=== TASK STATEMENT ===
Read through the data and report every line in which the word "chart" occurs.

=== INFORMATION SUPPLIED ===
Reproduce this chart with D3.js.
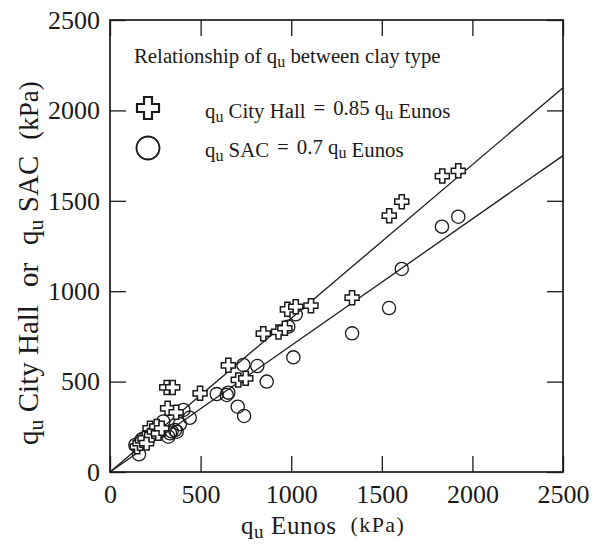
<!DOCTYPE html>
<html>
<head>
<meta charset="utf-8">
<script src="https://cdn.jsdelivr.net/npm/d3@7"></script>
<style>
  body { margin: 0; background: #fff; }
  svg { display: block; }
  text, tspan { font-family: "Liberation Serif", "Times New Roman", serif; fill: #1a1a1a; }
</style>
</head>
<body>
<svg id="chart" width="597" height="544"></svg>
<script>
// Unconfined compressive strength qu (kPa): Eunos vs City Hall / SAC clays
const cityHallEunos = [150, 166, 180, 193, 202, 221, 230, 245, 258, 267, 285, 313, 346, 318, 365, 497, 653, 708, 749, 846, 930, 965, 979, 1025, 1109, 1336, 1541, 1610, 1834, 1922];
const cityHallQu    = [140, 159, 175, 186, 160, 242, 205, 225, 251, 214, 242, 468, 468, 352, 330, 435, 590, 509, 518, 765, 775, 795, 900, 914, 920, 964, 1418, 1495, 1637, 1666];

const sacEunos = [160, 140, 175, 205, 235, 270, 294, 322, 331, 340, 359, 368, 386, 405, 440, 589, 644, 653, 705, 740, 736, 813, 865, 984, 1012, 1025, 1336, 1540, 1610, 1832, 1922];
const sacQu    = [98, 150, 180, 195, 210, 220, 280, 195, 214, 225, 232, 223, 265, 343, 300, 431, 426, 439, 361, 310, 592, 586, 500, 804, 634, 872, 767, 907, 1123, 1357, 1412];

// Fitted ratios to qu Eunos
const fitRatios = [0.85, 0.7];

const axisTicks = [0, 500, 1000, 1500, 2000, 2500];
const axisMax = 2500;

const svg = d3.select("#chart");
const x = d3.scaleLinear().domain([0, axisMax]).range([110, 563]);
const y = d3.scaleLinear().domain([0, axisMax]).range([472, 20]);
const ink = "#1a1a1a";
const serif = "'Liberation Serif', 'Times New Roman', serif";
const fmt = d3.format("d");

// Inward ticks on all four sides
const tickLen = 16;
svg.append("g").attr("transform", `translate(0,${y(0)})`)
  .call(d3.axisBottom(x).tickValues(axisTicks).tickFormat(fmt).tickSizeInner(-tickLen).tickSizeOuter(0).tickPadding(13))
  .call(g => g.select(".domain").remove());
svg.append("g").attr("transform", `translate(${x(0)},0)`)
  .call(d3.axisLeft(y).tickValues(axisTicks).tickFormat(fmt).tickSizeInner(-tickLen).tickSizeOuter(0).tickPadding(10))
  .call(g => g.select(".domain").remove());
svg.append("g").attr("transform", `translate(0,${y(axisMax)})`)
  .call(d3.axisTop(x).tickValues(axisTicks).tickSizeInner(-tickLen).tickSizeOuter(0).tickFormat(""))
  .call(g => g.select(".domain").remove());
svg.append("g").attr("transform", `translate(${x(axisMax)},0)`)
  .call(d3.axisRight(y).tickValues(axisTicks).tickSizeInner(-tickLen).tickSizeOuter(0).tickFormat(""))
  .call(g => g.select(".domain").remove());
svg.selectAll(".tick line").attr("stroke", ink).attr("stroke-width", 1.3);
svg.selectAll(".tick text").attr("fill", ink).attr("font-size", 26).style("font-family", serif);

// Plot frame
svg.append("rect")
  .attr("x", x(0)).attr("y", y(axisMax))
  .attr("width", x(axisMax) - x(0)).attr("height", y(0) - y(axisMax))
  .attr("fill", "none").attr("stroke", ink).attr("stroke-width", 1.7);

// Fit lines through the origin
svg.selectAll("line.fit").data(fitRatios).join("line")
  .attr("class", "fit")
  .attr("x1", x(0)).attr("y1", y(0))
  .attr("x2", x(axisMax)).attr("y2", r => y(r * axisMax))
  .attr("stroke", ink).attr("stroke-width", 1.3);

// Outlined plus-sign marker path
function crossPath(L, a) {
  return `M${-a},${-L}H${a}V${-a}H${L}V${a}H${a}V${L}H${-a}V${a}H${-L}V${-a}H${-a}Z`;
}

const sacPts = sacEunos.map((e, i) => [e, sacQu[i]]);
const chPts = cityHallEunos.map((e, i) => [e, cityHallQu[i]]);

svg.append("g").selectAll("circle").data(sacPts).join("circle")
  .attr("cx", d => x(d[0])).attr("cy", d => y(d[1])).attr("r", 6.6)
  .attr("fill", "none").attr("stroke", ink).attr("stroke-width", 1.3);

svg.append("g").selectAll("path").data(chPts).join("path")
  .attr("transform", d => `translate(${x(d[0])},${y(d[1])})`)
  .attr("d", crossPath(7, 2.6))
  .attr("fill", "#fff").attr("stroke", ink).attr("stroke-width", 1.5);

// Legend
const leg = svg.append("g");
const title = leg.append("text").attr("x", 134).attr("y", 63).attr("font-size", 20.8);
title.append("tspan").text("Relationship of q");
title.append("tspan").attr("font-size", 16).attr("dy", 4).text("u");
title.append("tspan").attr("dy", -4).text(" between clay type");

leg.append("path").attr("transform", "translate(148,108)").attr("d", crossPath(11, 4))
  .attr("fill", "#fff").attr("stroke", ink).attr("stroke-width", 2.2);
leg.append("circle").attr("cx", 148).attr("cy", 148).attr("r", 11.5)
  .attr("fill", "none").attr("stroke", ink).attr("stroke-width", 1.8);

function quLabel(sel, site, ratio) {
  sel.append("tspan").text("q");
  sel.append("tspan").attr("font-size", 16).attr("dy", 4).text("u");
  sel.append("tspan").attr("dy", -4).text(` ${site}`);
  sel.append("tspan").attr("dx", 8).attr("dy", -3).text("=");
  sel.append("tspan").attr("dx", 8).text(`${ratio} q`);
  sel.append("tspan").attr("font-size", 16).attr("dy", 4).text("u");
  sel.append("tspan").attr("dy", -1).text(" Eunos");
}
quLabel(leg.append("text").attr("x", 205).attr("y", 118).attr("font-size", 20.8), "City Hall", fitRatios[0]);
quLabel(leg.append("text").attr("x", 205).attr("y", 157).attr("font-size", 20.8), "SAC", fitRatios[1]);

// Axis titles
const xt = svg.append("text").attr("x", 241).attr("y", 534).attr("font-size", 25)
  .style("font-family", serif).style("letter-spacing", "0.6px");
xt.append("tspan").text("q");
xt.append("tspan").attr("font-size", 19).attr("dy", 4).text("u");
xt.append("tspan").attr("dy", -4).text(" Eunos");
xt.append("tspan").attr("font-size", 22).attr("dx", 14).attr("dy", -2)
  .style("font-family", serif).style("letter-spacing", "1.4px").text("(kPa)");

const yt = svg.append("text").attr("transform", "translate(38,445) rotate(-90)").attr("font-size", 29)
  .style("font-family", serif);
yt.append("tspan").text("q");
yt.append("tspan").attr("font-size", 22).attr("dy", 5).text("u");
yt.append("tspan").attr("dy", -5).text(" City Hall");
yt.append("tspan").attr("dx", 18).text("or");
yt.append("tspan").attr("dx", 18).text("q");
yt.append("tspan").attr("font-size", 22).attr("dy", 5).text("u");
yt.append("tspan").attr("dy", -5).text(" SAC");
yt.append("tspan").attr("dx", 16).attr("font-size", 27).text("(kPa)");
</script>
</body>
</html>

=== WRITTEN ANSWER ===
Reproduce this chart with D3.js.
<svg id="chart" width="597" height="544"></svg>
const svg = d3.select("#chart");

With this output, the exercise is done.